Lithium-Cs-Ta-enriched (LCT-type) pegmatites are characterized by zoning texture and extreme enrichment of rare-metals. The role of fluids in zonation development and rare-metal mineralization remains a topic of debate. The Koktokay No. 3 pegmatite in northwestern China represents a typical LCT-type pegmatite characterized by economically significant Li-Be-Nb-Ta-Cs mineralization. This pegmatite exhibits a complete evolutionary sequence from outer to inner zones, with diverse rare-metal mineralization. Tourmaline is ubiquitously present in all textural zones of LCT-type pegmatites. In the Koktokay No. 3 pegmatite, the tourmalines exhibit a range of compositions from dravite and schorl to elbaite and rossmanite. The tourmalines in this pegmatite are charac-terized by significantly enriched light B isotope compositions (delta 11B = - 14.8%o to -8.1%o), similar to those typically observed in most pegmatites derived from continental crust sources.
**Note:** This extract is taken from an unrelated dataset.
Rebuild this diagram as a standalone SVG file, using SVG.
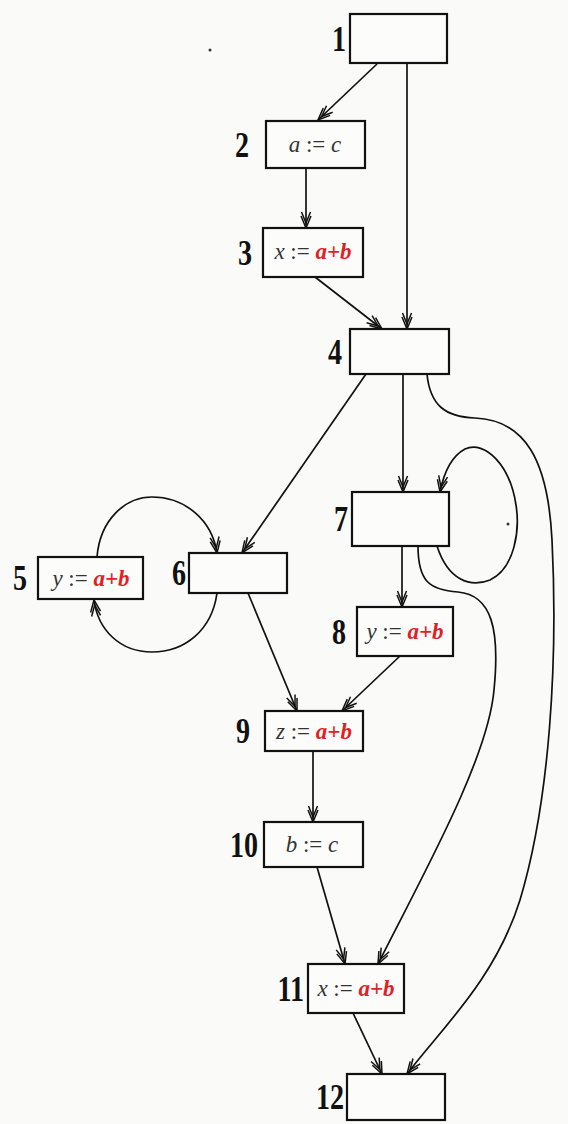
<svg xmlns="http://www.w3.org/2000/svg" width="568" height="1124" viewBox="0 0 568 1124">
  <defs>
    <marker id="arr" markerUnits="userSpaceOnUse" markerWidth="20" markerHeight="20" viewBox="-18 -8 20 16" refX="0" refY="0" orient="auto" overflow="visible">
      <path d="M-12,-5 L0,0 L-12,5 M-16,-4.5 L-5,0 L-16,4.5" fill="none" stroke="#111" stroke-width="1.5"/>
    </marker>
  </defs>
  <style>
    .box { fill: #fcfcfb; stroke: #111; stroke-width: 2.2; }
    .num { font-family: "Liberation Serif", serif; font-weight: bold; font-size: 36px; fill: #111; text-anchor: end; }
    .stmt { font-family: "Liberation Serif", serif; font-size: 23px; fill: #333; text-anchor: middle; }
    .v { font-style: italic; }
    .e { fill: #e21f26; font-weight: bold; font-style: italic; }
    .edge { fill: none; stroke: #111; stroke-width: 1.7; marker-end: url(#arr); }
  </style>
  <rect width="568" height="1124" fill="#fafaf8"/>

  <g id="connectors">
    <path class="edge" d="M377,64 L318,120"/>
    <path class="edge" d="M407,63 L407,329"/>
    <path class="edge" d="M306,168 L306,228"/>
    <path class="edge" d="M315,277 L382,329"/>
    <path class="edge" d="M366,374 L242,553"/>
    <path class="edge" d="M403,374 L403,492"/>
    <path class="edge" d="M427,374 C430,405 445,417 475,418 C525,420 548,460 552,540 C558,660 550,800 520,900 C495,980 440,1030 407,1074"/>
    <path class="edge" d="M437,546 C448,580 470,588 490,580 C515,568 520,530 516,505 C510,465 485,440 465,449 C452,456 444,472 440,492"/>
    <path class="edge" d="M402,546 L402,607"/>
    <path class="edge" d="M418,546 C418,582 430,590 458,592 C492,595 500,630 494,690 C488,760 420,880 378,964"/>
    <path class="edge" d="M400,656 L342,711"/>
    <path class="edge" d="M248,593 L297,711"/>
    <path class="edge" d="M97,557 C100,520 125,497 152,497 C185,497 212,520 217,553"/>
    <path class="edge" d="M217,593 C212,630 185,652 152,652 C120,652 98,630 94,600"/>
    <path class="edge" d="M313,751 L313,822"/>
    <path class="edge" d="M317,867 L345,964"/>
    <path class="edge" d="M353,1013 L382,1074"/>
  </g>

  <g id="node1">
    <rect class="box" x="350" y="14" width="97" height="49"/>
    <text class="num" transform="translate(346,51) scale(0.78,1)">1</text>
  </g>
  <g id="node2">
    <rect class="box" x="266" y="121" width="99" height="47"/>
    <text class="num" transform="translate(249,157) scale(0.78,1)">2</text>
    <text class="stmt" x="315" y="152"><tspan class="v">a</tspan> := <tspan class="v">c</tspan></text>
  </g>
  <g id="node3">
    <rect class="box" x="263" y="228" width="100" height="49"/>
    <text class="num" transform="translate(252,265) scale(0.78,1)">3</text>
    <text class="stmt" x="313" y="259"><tspan class="v">x</tspan> := <tspan class="e">a+b</tspan></text>
  </g>
  <g id="node4">
    <rect class="box" x="350" y="329" width="99" height="45"/>
    <text class="num" transform="translate(342,364) scale(0.78,1)">4</text>
  </g>
  <g id="node5">
    <rect class="box" x="38" y="557" width="105" height="42"/>
    <text class="num" transform="translate(27,590) scale(0.78,1)">5</text>
    <text class="stmt" x="91" y="586"><tspan class="v">y</tspan> := <tspan class="e">a+b</tspan></text>
  </g>
  <g id="node6">
    <rect class="box" x="189" y="553" width="98" height="40"/>
    <text class="num" transform="translate(186,585) scale(0.78,1)">6</text>
  </g>
  <g id="node7">
    <rect class="box" x="352" y="492" width="97" height="54"/>
    <text class="num" transform="translate(348,531) scale(0.78,1)">7</text>
  </g>
  <g id="node8">
    <rect class="box" x="357" y="607" width="96" height="49"/>
    <text class="num" transform="translate(346,644) scale(0.78,1)">8</text>
    <text class="stmt" x="405" y="639"><tspan class="v">y</tspan> := <tspan class="e">a+b</tspan></text>
  </g>
  <g id="node9">
    <rect class="box" x="265" y="711" width="98" height="40"/>
    <text class="num" transform="translate(250,743) scale(0.78,1)">9</text>
    <text class="stmt" x="314" y="739"><tspan class="v">z</tspan> := <tspan class="e">a+b</tspan></text>
  </g>
  <g id="node10">
    <rect class="box" x="264" y="822" width="99" height="45"/>
    <text class="num" transform="translate(258,857) scale(0.78,1)">10</text>
    <text class="stmt" x="312" y="852"><tspan class="v">b</tspan> := <tspan class="v">c</tspan></text>
  </g>
  <g id="node11">
    <rect class="box" x="308" y="964" width="96" height="49"/>
    <text class="num" transform="translate(304,1001) scale(0.78,1)">11</text>
    <text class="stmt" x="356" y="996"><tspan class="v">x</tspan> := <tspan class="e">a+b</tspan></text>
  </g>
  <g id="node12">
    <rect class="box" x="347" y="1074" width="98" height="46"/>
    <text class="num" transform="translate(344,1109) scale(0.78,1)">12</text>
  </g>

  <!-- stray specks -->
  <circle cx="210" cy="50" r="1.5" fill="#333"/>
  <circle cx="508" cy="524" r="1.5" fill="#333"/>
</svg>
The tourmalines in the outer zones have less variable delta 11B values (-13.8%o to -11.5%o) and are interpreted to have crystallized in a viscous magma. The tourmalines in the inner zones exhibit larger variations in delta 11B values (-14.8%o to -8.1%o) than those from the outer zones. The decreasing delta 11B values of tourmalines from the outer to inner zones are attributed to the separation of an immiscible fluid phase that preferentially incorporated heavy B isotopes. The occurrence of hydrothermal tourmaline as veinlets indicates the exsolution of fluids in inner zones, with high delta 11B values ranging from -10.2%o to -9.3%o. Therefore, the hydrothermal fluid can be saturated when the magma has been strongly evolved. In addition to fractional crystallization, exsolved fluids play a significant role in the formation of internal zones and rare-metal mineralization in LCT-type pegmatites. The rare-metals are gradually enriched through fractional crystallization of magma, and the fluid contains mobile elements such as Cs that facilitate precipitation of rare-metal minerals.